• [Given material]:
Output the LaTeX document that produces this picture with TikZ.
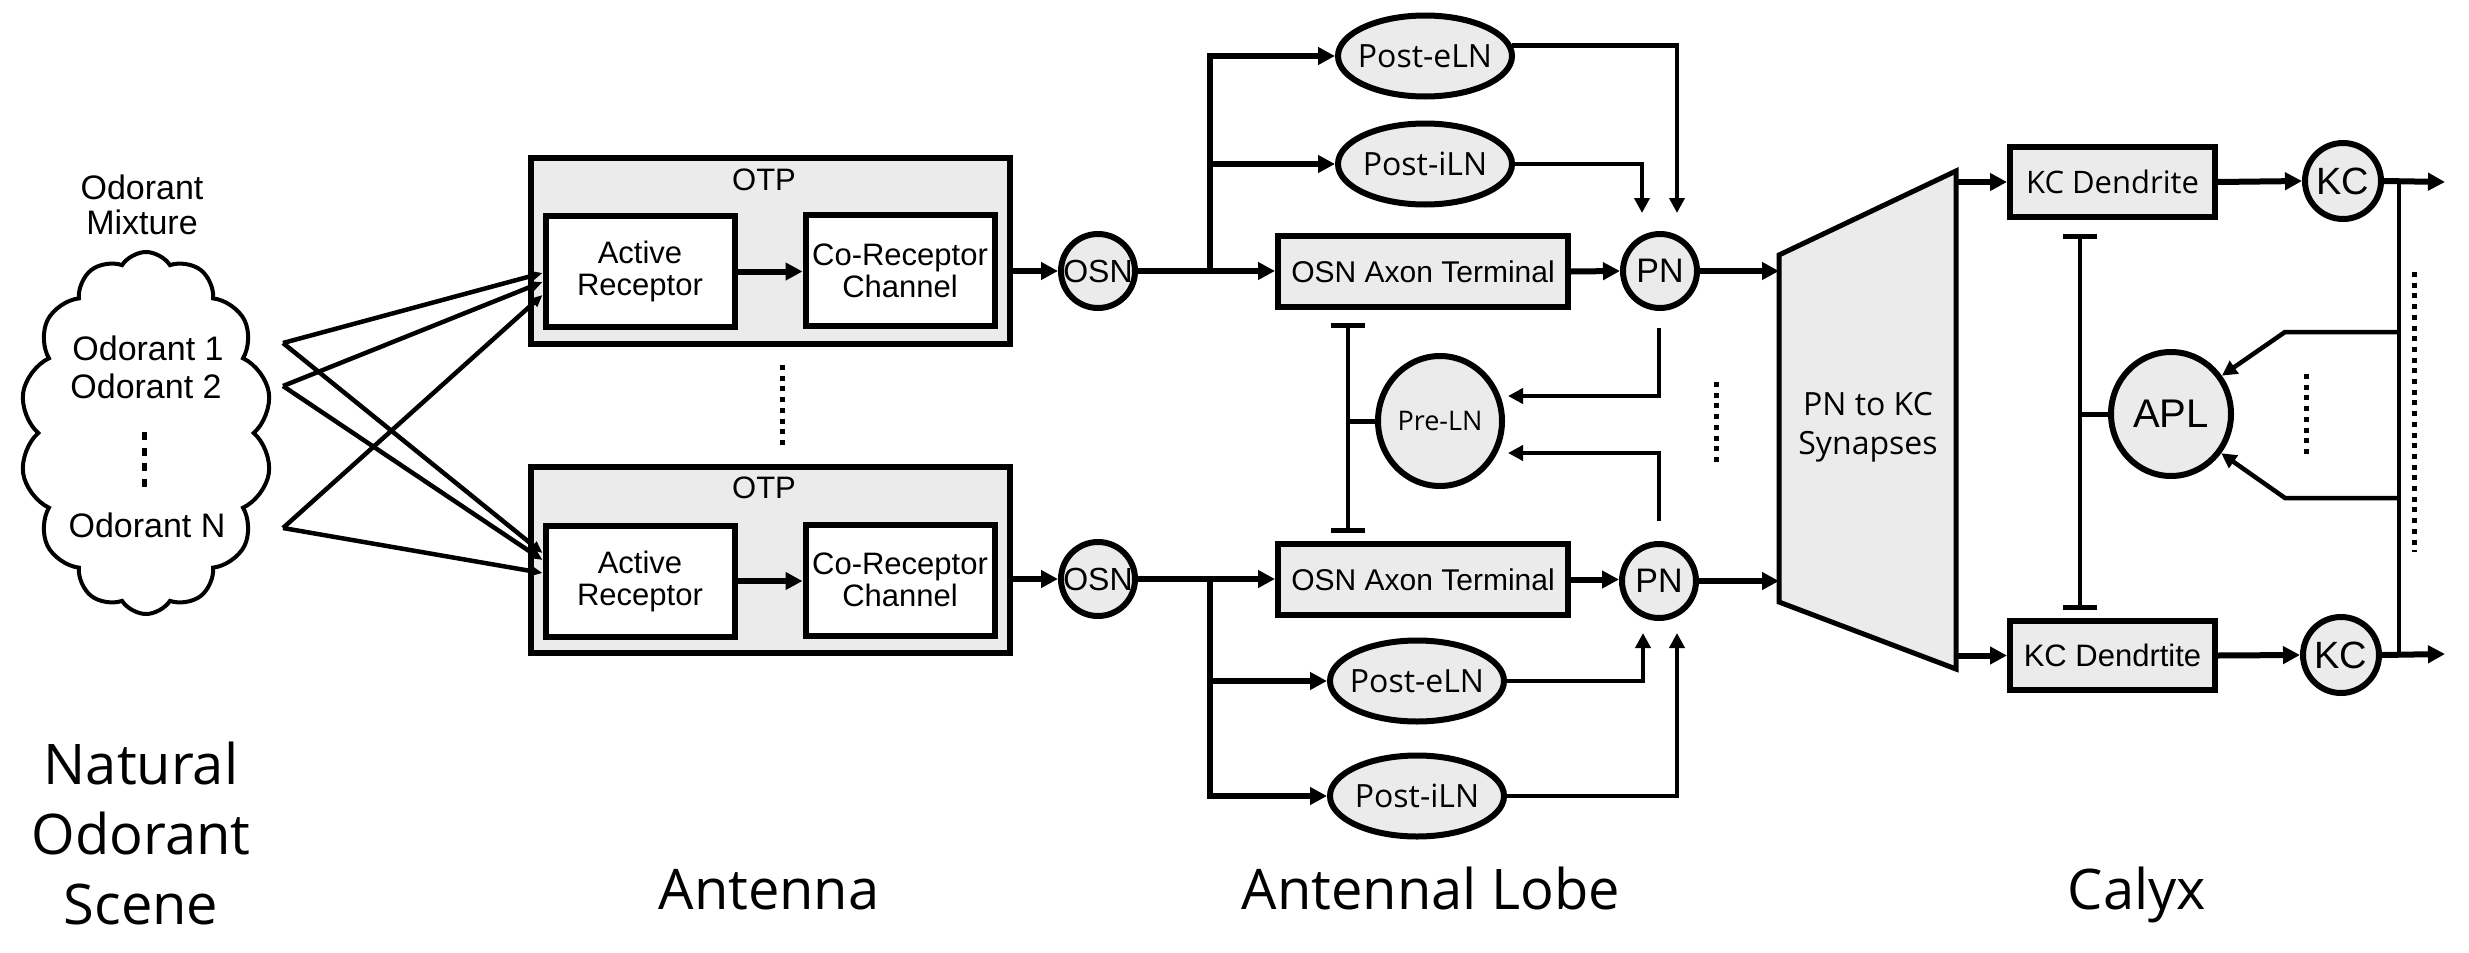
\documentclass[tikz,border=0pt]{standalone}
\usepackage{fontspec}
\setmainfont{Liberation Sans}
\newfontfamily\osans{Open Sans}
\usetikzlibrary{arrows.meta,shapes.geometric,shapes.symbols}
\newcommand{\tight}[1]{\makebox[0pt]{#1}}
\newcommand{\fs}[2]{\fontsize{#1}{#2}\selectfont}

\begin{document}
\begin{tikzpicture}[x=1pt,y=-1pt]
  \tikzset{
    BoxStyle/.style = {draw, line width=6pt, inner sep=0pt, align=center},
    OTPStyle/.style = {BoxStyle, fill=black!8, minimum width=479pt, minimum height=186pt},
    PartStyle/.style = {BoxStyle, fill=white, minimum width=189pt,
      minimum height=111pt, font=\fs{31}{32}},
    TermStyle/.style = {BoxStyle, fill=black!8, minimum height=71pt},
    CellStyle/.style = {draw, line width=6pt, fill=black!8, circle,
      inner sep=0pt, minimum size=74pt},
    LNStyle/.style = {draw, line width=6pt, fill=black!8, ellipse, inner sep=0pt,
      minimum width=174pt, minimum height=81pt, font=\osans\fs{32}{34}},
    EdgeStyle/.style = {line width=6pt, -{Triangle[length=17pt,width=17pt]}},
    OdorStyle/.style = {line width=4.5pt, -{Triangle[length=12pt,width=10pt]}},
    FeedStyle/.style = {line width=4.5pt, -{Triangle[length=15pt,width=15pt]}},
    InhStyle/.style = {line width=4.5pt,
      {Bar[width=34pt,line width=5pt]}-{Bar[width=34pt,line width=5pt]}},
    DotStyle/.style = {line width=5pt, dash pattern=on 5pt off 5.7pt},
    RegionStyle/.style = {font=\osans\fs{56}{70}, align=center}
  }
  \useasboundingbox (0,0) rectangle (2469,953);

  % odorant scene
  \node[draw, cloud, fill=white, line width=4pt, cloud puffs=14, cloud puff arc=115,
    cloud ignores aspect, minimum width=252pt, minimum height=362pt,
    inner sep=0pt] (SCENE) at (146,433) {};
  \node[font=\fs{34}{35}, align=center] (MIX) at (142,205) {Odorant\\Mixture};
  \node[font=\fs{34}{35}] (OD1) at (148,348) {Odorant 1};
  \node[font=\fs{34}{35}] (OD2) at (146,386) {Odorant 2};
  \node[font=\fs{34}{35}] (ODN) at (147,525) {Odorant N};
  \draw[DotStyle, dash pattern=on 8pt off 7.7pt] (144,432) -- (144,489);

  % antenna
  \node[OTPStyle] (OTP1) at (770,251) {};
  \node[font=\fs{31}{32}] (OTPT1) at (764,180) {OTP};
  \node[PartStyle] (AR1) at (640,271.5) {Active\\Receptor};
  \node[PartStyle] (CR1) at (900,270.5) {Co-Receptor\\Channel};
  \node[CellStyle, font=\fs{32}{34}] (OSN1) at (1098,271) {OSN};

  \node[OTPStyle] (OTP2) at (770,559.5) {};
  \node[font=\fs{31}{32}] (OTPT2) at (764,488) {OTP};
  \node[PartStyle] (AR2) at (640,581) {Active\\Receptor};
  \node[PartStyle] (CR2) at (900,580) {Co-Receptor\\Channel};
  \node[CellStyle, font=\fs{32}{34}] (OSN2) at (1098,579) {OSN};
  \draw[DotStyle] (782,365) -- (782,445);

  \coordinate (S1) at (283,343);
  \coordinate (S2) at (283,386);
  \coordinate (SN) at (283,528);
  \draw[OdorStyle] (S1) -- ([yshift=-1.5pt]AR1.west);
  \draw[OdorStyle] (S2) -- ([yshift=-10.5pt]AR1.west);
  \draw[OdorStyle] (SN) -- ([yshift=-23.5pt]AR1.west);
  \draw[OdorStyle] (S1) -- ([yshift=28pt]AR2.west);
  \draw[OdorStyle] (S2) -- ([yshift=21pt]AR2.west);
  \draw[OdorStyle] (SN) -- ([yshift=8pt]AR2.west);

  \draw[EdgeStyle] (AR1.east) -- (AR1.east -| CR1.west);
  \draw[EdgeStyle] (AR2.east) -- (AR2.east -| CR2.west);
  \draw[EdgeStyle] (OTP1.east |- OSN1) -- (OSN1.west);
  \draw[EdgeStyle] (OTP2.east |- OSN2) -- (OSN2.west);

  % antennal lobe
  \node[TermStyle, minimum width=290pt, font=\fs{30}{32}] (AXON1) at (1423,271.5) {OSN Axon Terminal};
  \node[TermStyle, minimum width=290pt, font=\fs{30}{32}] (AXON2) at (1423,579.5) {OSN Axon Terminal};
  \node[CellStyle, font=\fs{34}{36}] (PN1) at (1660,271) {PN};
  \node[CellStyle, font=\fs{34}{36}] (PN2) at (1659,581) {PN};
  \node[LNStyle] (POSTE1) at (1425,56) {\tight{Post-eLN}};
  \node[LNStyle] (POSTI1) at (1425,164) {\tight{Post-iLN}};
  \node[LNStyle] (POSTE2) at (1417,681) {\tight{Post-eLN}};
  \node[LNStyle] (POSTI2) at (1417,796) {\tight{Post-iLN}};
  \node[LNStyle, minimum width=124pt, minimum height=130pt,
    font=\osans\fs{27}{29}] (PRELN) at (1440,421) {\tight{Pre-LN}};

  \coordinate (BR1) at (1210,271);
  \coordinate (BR2) at (1210,579);
  \draw[EdgeStyle] (OSN1.east) -- (OSN1.east -| AXON1.west);
  \draw[EdgeStyle] (OSN2.east) -- (OSN2.east -| AXON2.west);
  \draw[EdgeStyle] (BR1) |- (POSTE1.west);
  \draw[EdgeStyle] (BR1) |- (POSTI1.west);
  \draw[EdgeStyle] (BR2) |- (POSTE2.west);
  \draw[EdgeStyle] (BR2) |- (POSTI2.west);
  \draw[EdgeStyle] (AXON1.east) -- (PN1.west);
  \draw[EdgeStyle] (AXON2.east) -- (AXON2.east -| PN2.west);

  \coordinate (PE1) at (1677,213);
  \coordinate (PI1) at (1642,213);
  \coordinate (PE2) at (1643,633);
  \coordinate (PI2) at (1677,633);
  \draw[FeedStyle] (POSTE1.7) -| (PE1);
  \draw[FeedStyle] (POSTI1.east) -| (PI1);
  \draw[FeedStyle] (POSTE2.east) -| (PE2);
  \draw[FeedStyle] (POSTI2.east) -| (PI2);

  \coordinate (PD1) at (1659,328);
  \coordinate (PD2) at (1659,521);
  \coordinate (PL1) at (1508,396);
  \coordinate (PL2) at (1508,453);
  \draw[FeedStyle] (PD1) |- (PL1);
  \draw[FeedStyle] (PD2) |- (PL2);

  \coordinate (AI1) at (1348,323);
  \coordinate (AI2) at (1348,533);
  \draw[InhStyle] (AI1) -- (AI2);
  \draw[line width=5pt] (PRELN.west) -- (PRELN.west -| AI1);
  \draw[DotStyle] (1716,382) -- (1716,462);

  % pn to kc synapses
  \coordinate (TL) at (1779,255);
  \coordinate (TR) at (1956,171);
  \coordinate (BRR) at (1956,669);
  \coordinate (BL) at (1779,602);
  \draw[line width=5pt, fill=black!8] (TL) -- (TR) -- (BRR) -- (BL) -- cycle;
  \node[font=\osans\fs{32}{39}, align=center] (SYN) at (1868,427) {PN to KC\\Synapses};
  \draw[EdgeStyle] (PN1.east) -- (PN1.east -| TL);
  \draw[EdgeStyle] (PN2.east) -- (PN2.east -| BL);

  % calyx
  \node[TermStyle, minimum width=205pt, minimum height=70pt,
    font=\osans\fs{31}{33}] (KCD1) at (2112.5,182) {KC Dendrite};
  \node[TermStyle, minimum width=205pt, minimum height=69pt,
    font=\fs{31}{33}] (KCD2) at (2112.5,655.5) {KC Dendrtite};
  \node[CellStyle, minimum size=76pt, font=\fs{38}{40}] (KC1) at (2343,181) {KC};
  \node[CellStyle, minimum size=76pt, font=\fs{38}{40}] (KC2) at (2341,655) {KC};
  \node[CellStyle, ellipse, minimum width=120pt, minimum height=124pt,
    font=\fs{40}{42}] (APL) at (2171,414) {APL};

  \draw[EdgeStyle] (KCD1.west -| TR) -- (KCD1.west);
  \draw[EdgeStyle] (KCD2.west -| TR) -- (KCD2.west);
  \draw[EdgeStyle] (KCD1.east) -- (KC1.west);
  \draw[EdgeStyle] (KCD2.east) -- (KC2.west);
  \coordinate (OUT1) at (2445,182);
  \coordinate (OUT2) at (2445,654);
  \draw[EdgeStyle] (KC1.east) -- (OUT1);
  \draw[EdgeStyle] (KC2.east) -- (OUT2);

  \coordinate (TAP1) at (2399,182);
  \coordinate (TAP2) at (2399,654);
  \coordinate (F1) at (2399,332);
  \coordinate (F2) at (2399,498);
  \draw[line width=4.5pt] (TAP1) -- (TAP2);
  \draw[FeedStyle] (F1) -- ++(-114,0) -- (APL.37);
  \draw[FeedStyle] (F2) -- ++(-114,0) -- (APL.-38);

  \coordinate (KI1) at (2080,234);
  \coordinate (KI2) at (2080,610);
  \draw[InhStyle] (KI1) -- (KI2);
  \draw[line width=5pt] (APL.west) -- (APL.west -| KI1);
  \draw[DotStyle] (2306,374) -- (2306,454);
  \draw[DotStyle] (2414,272) -- (2414,552);

  % regions
  \node[RegionStyle] (NOS) at (141,833) {Natural\\Odorant\\Scene};
  \node[RegionStyle, anchor=base] (ANT) at (769,909) {Antenna};
  \node[RegionStyle, anchor=base] (ALB) at (1431,909) {Antennal Lobe};
  \node[RegionStyle, anchor=base] (CAL) at (2137,909) {Calyx};
\end{tikzpicture}
\end{document}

• [Task to carry out]: Pictures excluded, repeat exactly the lines from the top of the material through the line with "(0,0) rectangle (2469,953);", including both of those lines.

• [Answer below]:
Output the LaTeX document that produces this picture with TikZ.
\documentclass[tikz,border=0pt]{standalone}
\usepackage{fontspec}
\setmainfont{Liberation Sans}
\newfontfamily\osans{Open Sans}
\usetikzlibrary{arrows.meta,shapes.geometric,shapes.symbols}
\newcommand{\tight}[1]{\makebox[0pt]{#1}}
\newcommand{\fs}[2]{\fontsize{#1}{#2}\selectfont}

\begin{document}
\begin{tikzpicture}[x=1pt,y=-1pt]
  \tikzset{
    BoxStyle/.style = {draw, line width=6pt, inner sep=0pt, align=center},
    OTPStyle/.style = {BoxStyle, fill=black!8, minimum width=479pt, minimum height=186pt},
    PartStyle/.style = {BoxStyle, fill=white, minimum width=189pt,
      minimum height=111pt, font=\fs{31}{32}},
    TermStyle/.style = {BoxStyle, fill=black!8, minimum height=71pt},
    CellStyle/.style = {draw, line width=6pt, fill=black!8, circle,
      inner sep=0pt, minimum size=74pt},
    LNStyle/.style = {draw, line width=6pt, fill=black!8, ellipse, inner sep=0pt,
      minimum width=174pt, minimum height=81pt, font=\osans\fs{32}{34}},
    EdgeStyle/.style = {line width=6pt, -{Triangle[length=17pt,width=17pt]}},
    OdorStyle/.style = {line width=4.5pt, -{Triangle[length=12pt,width=10pt]}},
    FeedStyle/.style = {line width=4.5pt, -{Triangle[length=15pt,width=15pt]}},
    InhStyle/.style = {line width=4.5pt,
      {Bar[width=34pt,line width=5pt]}-{Bar[width=34pt,line width=5pt]}},
    DotStyle/.style = {line width=5pt, dash pattern=on 5pt off 5.7pt},
    RegionStyle/.style = {font=\osans\fs{56}{70}, align=center}
  }
  \useasboundingbox (0,0) rectangle (2469,953);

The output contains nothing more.